Write out the entire listing below exactly, with the pictures left out.
===== Source excerpt
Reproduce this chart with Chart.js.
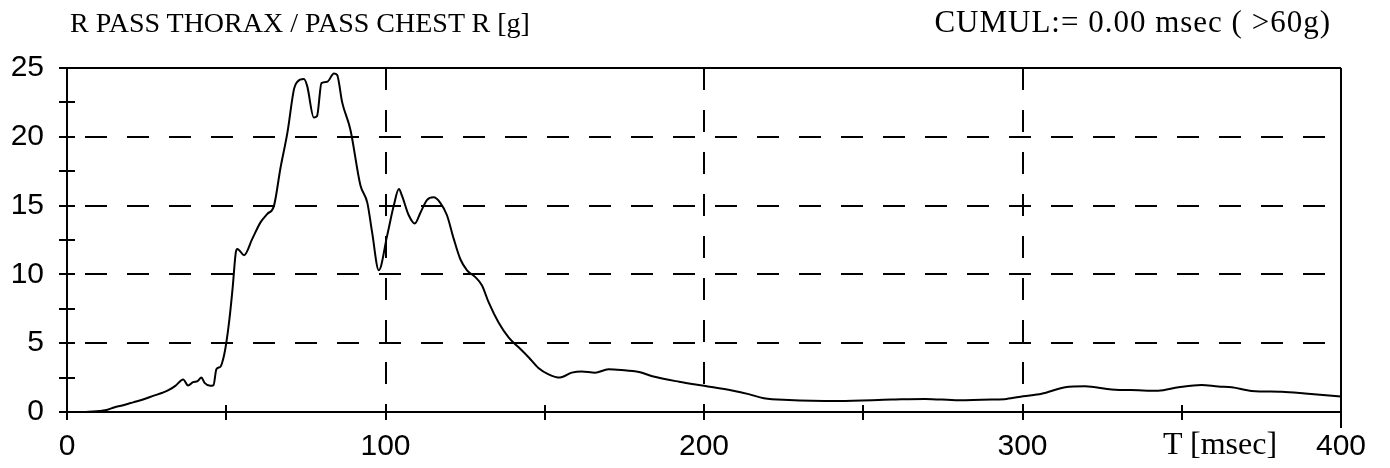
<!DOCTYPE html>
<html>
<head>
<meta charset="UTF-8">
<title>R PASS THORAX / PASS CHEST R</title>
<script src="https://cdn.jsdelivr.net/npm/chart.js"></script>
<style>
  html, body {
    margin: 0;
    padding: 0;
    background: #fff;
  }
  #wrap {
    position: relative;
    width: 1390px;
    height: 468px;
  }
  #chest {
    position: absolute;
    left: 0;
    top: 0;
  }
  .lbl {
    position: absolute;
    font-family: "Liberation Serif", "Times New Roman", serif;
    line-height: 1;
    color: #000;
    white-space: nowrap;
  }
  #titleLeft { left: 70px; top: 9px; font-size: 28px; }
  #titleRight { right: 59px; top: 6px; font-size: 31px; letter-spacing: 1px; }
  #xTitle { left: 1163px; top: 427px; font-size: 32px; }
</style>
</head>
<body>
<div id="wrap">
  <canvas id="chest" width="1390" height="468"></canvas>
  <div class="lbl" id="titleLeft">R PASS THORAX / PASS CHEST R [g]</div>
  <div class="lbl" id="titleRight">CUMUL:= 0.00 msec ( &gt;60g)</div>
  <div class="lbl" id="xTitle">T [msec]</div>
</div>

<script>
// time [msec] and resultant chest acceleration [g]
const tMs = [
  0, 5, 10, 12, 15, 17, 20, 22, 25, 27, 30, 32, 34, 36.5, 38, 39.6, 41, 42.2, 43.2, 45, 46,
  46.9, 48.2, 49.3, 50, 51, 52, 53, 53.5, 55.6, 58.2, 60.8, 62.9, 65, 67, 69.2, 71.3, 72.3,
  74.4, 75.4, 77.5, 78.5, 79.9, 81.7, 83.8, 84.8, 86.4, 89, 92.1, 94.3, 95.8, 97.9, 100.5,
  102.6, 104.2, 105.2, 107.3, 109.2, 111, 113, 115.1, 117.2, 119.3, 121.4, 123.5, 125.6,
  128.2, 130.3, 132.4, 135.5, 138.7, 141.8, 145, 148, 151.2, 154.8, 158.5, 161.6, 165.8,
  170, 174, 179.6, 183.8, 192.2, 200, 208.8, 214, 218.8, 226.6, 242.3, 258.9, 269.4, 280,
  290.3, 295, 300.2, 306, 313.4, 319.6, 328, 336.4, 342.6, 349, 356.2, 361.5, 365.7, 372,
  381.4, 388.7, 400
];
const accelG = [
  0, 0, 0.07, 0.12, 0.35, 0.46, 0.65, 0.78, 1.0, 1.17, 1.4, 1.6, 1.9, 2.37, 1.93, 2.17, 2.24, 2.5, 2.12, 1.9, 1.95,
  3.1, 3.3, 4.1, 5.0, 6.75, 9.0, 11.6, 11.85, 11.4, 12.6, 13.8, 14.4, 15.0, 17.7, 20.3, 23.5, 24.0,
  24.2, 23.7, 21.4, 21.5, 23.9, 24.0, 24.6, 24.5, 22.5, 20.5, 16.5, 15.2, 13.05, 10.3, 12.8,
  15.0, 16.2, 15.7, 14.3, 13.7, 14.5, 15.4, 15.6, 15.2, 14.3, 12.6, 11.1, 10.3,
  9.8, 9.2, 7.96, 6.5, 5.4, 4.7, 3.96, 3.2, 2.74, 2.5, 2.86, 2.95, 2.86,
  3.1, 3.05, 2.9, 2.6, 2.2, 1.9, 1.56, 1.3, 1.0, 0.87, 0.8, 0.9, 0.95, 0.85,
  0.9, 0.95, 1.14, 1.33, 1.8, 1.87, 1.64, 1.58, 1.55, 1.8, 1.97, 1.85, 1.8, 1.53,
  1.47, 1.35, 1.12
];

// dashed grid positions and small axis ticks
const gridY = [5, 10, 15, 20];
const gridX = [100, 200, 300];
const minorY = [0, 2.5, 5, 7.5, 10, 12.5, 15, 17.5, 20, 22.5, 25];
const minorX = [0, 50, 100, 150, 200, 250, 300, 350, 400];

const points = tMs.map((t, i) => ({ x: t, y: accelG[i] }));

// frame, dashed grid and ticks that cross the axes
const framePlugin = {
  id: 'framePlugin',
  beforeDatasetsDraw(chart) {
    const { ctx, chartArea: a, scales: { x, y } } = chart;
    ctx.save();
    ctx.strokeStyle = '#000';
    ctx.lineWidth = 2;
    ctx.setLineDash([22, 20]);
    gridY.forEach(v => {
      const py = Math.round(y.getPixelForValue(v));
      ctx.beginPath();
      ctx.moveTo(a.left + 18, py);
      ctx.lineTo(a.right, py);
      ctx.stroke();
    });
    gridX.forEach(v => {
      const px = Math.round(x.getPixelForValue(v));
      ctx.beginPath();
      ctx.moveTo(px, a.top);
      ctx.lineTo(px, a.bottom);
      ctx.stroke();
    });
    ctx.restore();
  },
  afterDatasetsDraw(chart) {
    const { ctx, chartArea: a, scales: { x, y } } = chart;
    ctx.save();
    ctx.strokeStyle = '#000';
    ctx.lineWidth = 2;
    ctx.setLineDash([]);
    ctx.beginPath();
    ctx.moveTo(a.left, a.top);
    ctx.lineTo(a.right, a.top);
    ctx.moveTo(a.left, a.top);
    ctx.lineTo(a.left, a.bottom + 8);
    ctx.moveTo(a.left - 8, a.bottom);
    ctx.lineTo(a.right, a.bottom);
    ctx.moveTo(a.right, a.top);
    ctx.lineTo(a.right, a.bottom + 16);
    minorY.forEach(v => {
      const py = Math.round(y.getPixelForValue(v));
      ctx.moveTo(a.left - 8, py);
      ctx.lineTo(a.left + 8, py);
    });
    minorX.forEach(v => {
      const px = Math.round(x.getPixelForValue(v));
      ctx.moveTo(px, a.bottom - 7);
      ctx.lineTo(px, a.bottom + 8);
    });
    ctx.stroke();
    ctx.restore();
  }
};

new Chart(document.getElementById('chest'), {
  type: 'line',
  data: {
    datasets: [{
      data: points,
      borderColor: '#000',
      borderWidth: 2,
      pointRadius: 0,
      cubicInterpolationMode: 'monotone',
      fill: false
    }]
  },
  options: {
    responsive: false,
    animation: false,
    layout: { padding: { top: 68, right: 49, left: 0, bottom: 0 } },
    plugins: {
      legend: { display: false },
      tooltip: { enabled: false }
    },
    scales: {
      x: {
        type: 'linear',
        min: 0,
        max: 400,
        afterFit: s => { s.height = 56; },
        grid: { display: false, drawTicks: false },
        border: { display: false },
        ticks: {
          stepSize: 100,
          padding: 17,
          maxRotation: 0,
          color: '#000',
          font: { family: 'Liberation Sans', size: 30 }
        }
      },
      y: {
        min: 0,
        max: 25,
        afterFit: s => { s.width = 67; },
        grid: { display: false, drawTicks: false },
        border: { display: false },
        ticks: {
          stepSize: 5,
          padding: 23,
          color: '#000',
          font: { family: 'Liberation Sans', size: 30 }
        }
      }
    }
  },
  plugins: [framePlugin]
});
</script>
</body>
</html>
==========
◆ **Solved problem**
Reproduce this chart with Chart.js.
<!DOCTYPE html>
<html>
<head>
<meta charset="UTF-8">
<title>R PASS THORAX / PASS CHEST R</title>
<script src="https://cdn.jsdelivr.net/npm/chart.js"></script>
<style>
  html, body {
    margin: 0;
    padding: 0;
    background: #fff;
  }
  #wrap {
    position: relative;
    width: 1390px;
    height: 468px;
  }
  #chest {
    position: absolute;
    left: 0;
    top: 0;
  }
  .lbl {
    position: absolute;
    font-family: "Liberation Serif", "Times New Roman", serif;
    line-height: 1;
    color: #000;
    white-space: nowrap;
  }
  #titleLeft { left: 70px; top: 9px; font-size: 28px; }
  #titleRight { right: 59px; top: 6px; font-size: 31px; letter-spacing: 1px; }
  #xTitle { left: 1163px; top: 427px; font-size: 32px; }
</style>
</head>
<body>
<div id="wrap">
  <canvas id="chest" width="1390" height="468"></canvas>
  <div class="lbl" id="titleLeft">R PASS THORAX / PASS CHEST R [g]</div>
  <div class="lbl" id="titleRight">CUMUL:= 0.00 msec ( &gt;60g)</div>
  <div class="lbl" id="xTitle">T [msec]</div>
</div>

<script>
// time [msec] and resultant chest acceleration [g]
const tMs = [
  0, 5, 10, 12, 15, 17, 20, 22, 25, 27, 30, 32, 34, 36.5, 38, 39.6, 41, 42.2, 43.2, 45, 46,
  46.9, 48.2, 49.3, 50, 51, 52, 53, 53.5, 55.6, 58.2, 60.8, 62.9, 65, 67, 69.2, 71.3, 72.3,
  74.4, 75.4, 77.5, 78.5, 79.9, 81.7, 83.8, 84.8, 86.4, 89, 92.1, 94.3, 95.8, 97.9, 100.5,
  102.6, 104.2, 105.2, 107.3, 109.2, 111, 113, 115.1, 117.2, 119.3, 121.4, 123.5, 125.6,
  128.2, 130.3, 132.4, 135.5, 138.7, 141.8, 145, 148, 151.2, 154.8, 158.5, 161.6, 165.8,
  170, 174, 179.6, 183.8, 192.2, 200, 208.8, 214, 218.8, 226.6, 242.3, 258.9, 269.4, 280,
  290.3, 295, 300.2, 306, 313.4, 319.6, 328, 336.4, 342.6, 349, 356.2, 361.5, 365.7, 372,
  381.4, 388.7, 400
];
const accelG = [
  0, 0, 0.07, 0.12, 0.35, 0.46, 0.65, 0.78, 1.0, 1.17, 1.4, 1.6, 1.9, 2.37, 1.93, 2.17, 2.24, 2.5, 2.12, 1.9, 1.95,
  3.1, 3.3, 4.1, 5.0, 6.75, 9.0, 11.6, 11.85, 11.4, 12.6, 13.8, 14.4, 15.0, 17.7, 20.3, 23.5, 24.0,
  24.2, 23.7, 21.4, 21.5, 23.9, 24.0, 24.6, 24.5, 22.5, 20.5, 16.5, 15.2, 13.05, 10.3, 12.8,
  15.0, 16.2, 15.7, 14.3, 13.7, 14.5, 15.4, 15.6, 15.2, 14.3, 12.6, 11.1, 10.3,
  9.8, 9.2, 7.96, 6.5, 5.4, 4.7, 3.96, 3.2, 2.74, 2.5, 2.86, 2.95, 2.86,
  3.1, 3.05, 2.9, 2.6, 2.2, 1.9, 1.56, 1.3, 1.0, 0.87, 0.8, 0.9, 0.95, 0.85,
  0.9, 0.95, 1.14, 1.33, 1.8, 1.87, 1.64, 1.58, 1.55, 1.8, 1.97, 1.85, 1.8, 1.53,
  1.47, 1.35, 1.12
];

// dashed grid positions and small axis ticks
const gridY = [5, 10, 15, 20];
const gridX = [100, 200, 300];
const minorY = [0, 2.5, 5, 7.5, 10, 12.5, 15, 17.5, 20, 22.5, 25];
const minorX = [0, 50, 100, 150, 200, 250, 300, 350, 400];

const points = tMs.map((t, i) => ({ x: t, y: accelG[i] }));

// frame, dashed grid and ticks that cross the axes
const framePlugin = {
  id: 'framePlugin',
  beforeDatasetsDraw(chart) {
    const { ctx, chartArea: a, scales: { x, y } } = chart;
    ctx.save();
    ctx.strokeStyle = '#000';
    ctx.lineWidth = 2;
    ctx.setLineDash([22, 20]);
    gridY.forEach(v => {
      const py = Math.round(y.getPixelForValue(v));
      ctx.beginPath();
      ctx.moveTo(a.left + 18, py);
      ctx.lineTo(a.right, py);
      ctx.stroke();
    });
    gridX.forEach(v => {
      const px = Math.round(x.getPixelForValue(v));
      ctx.beginPath();
      ctx.moveTo(px, a.top);
      ctx.lineTo(px, a.bottom);
      ctx.stroke();
    });
    ctx.restore();
  },
  afterDatasetsDraw(chart) {
    const { ctx, chartArea: a, scales: { x, y } } = chart;
    ctx.save();
    ctx.strokeStyle = '#000';
    ctx.lineWidth = 2;
    ctx.setLineDash([]);
    ctx.beginPath();
    ctx.moveTo(a.left, a.top);
    ctx.lineTo(a.right, a.top);
    ctx.moveTo(a.left, a.top);
    ctx.lineTo(a.left, a.bottom + 8);
    ctx.moveTo(a.left - 8, a.bottom);
    ctx.lineTo(a.right, a.bottom);
    ctx.moveTo(a.right, a.top);
    ctx.lineTo(a.right, a.bottom + 16);
    minorY.forEach(v => {
      const py = Math.round(y.getPixelForValue(v));
      ctx.moveTo(a.left - 8, py);
      ctx.lineTo(a.left + 8, py);
    });
    minorX.forEach(v => {
      const px = Math.round(x.getPixelForValue(v));
      ctx.moveTo(px, a.bottom - 7);
      ctx.lineTo(px, a.bottom + 8);
    });
    ctx.stroke();
    ctx.restore();
  }
};

new Chart(document.getElementById('chest'), {
  type: 'line',
  data: {
    datasets: [{
      data: points,
      borderColor: '#000',
      borderWidth: 2,
      pointRadius: 0,
      cubicInterpolationMode: 'monotone',
      fill: false
    }]
  },
  options: {
    responsive: false,
    animation: false,
    layout: { padding: { top: 68, right: 49, left: 0, bottom: 0 } },
    plugins: {
      legend: { display: false },
      tooltip: { enabled: false }
    },
    scales: {
      x: {
        type: 'linear',
        min: 0,
        max: 400,
        afterFit: s => { s.height = 56; },
        grid: { display: false, drawTicks: false },
        border: { display: false },
        ticks: {
          stepSize: 100,
          padding: 17,
          maxRotation: 0,
          color: '#000',
          font: { family: 'Liberation Sans', size: 30 }
        }
      },
      y: {
        min: 0,
        max: 25,
        afterFit: s => { s.width = 67; },
        grid: { display: false, drawTicks: false },
        border: { display: false },
        ticks: {
          stepSize: 5,
          padding: 23,
          color: '#000',
          font: { family: 'Liberation Sans', size: 30 }
        }
      }
    }
  },
  plugins: [framePlugin]
});
</script>
</body>
</html>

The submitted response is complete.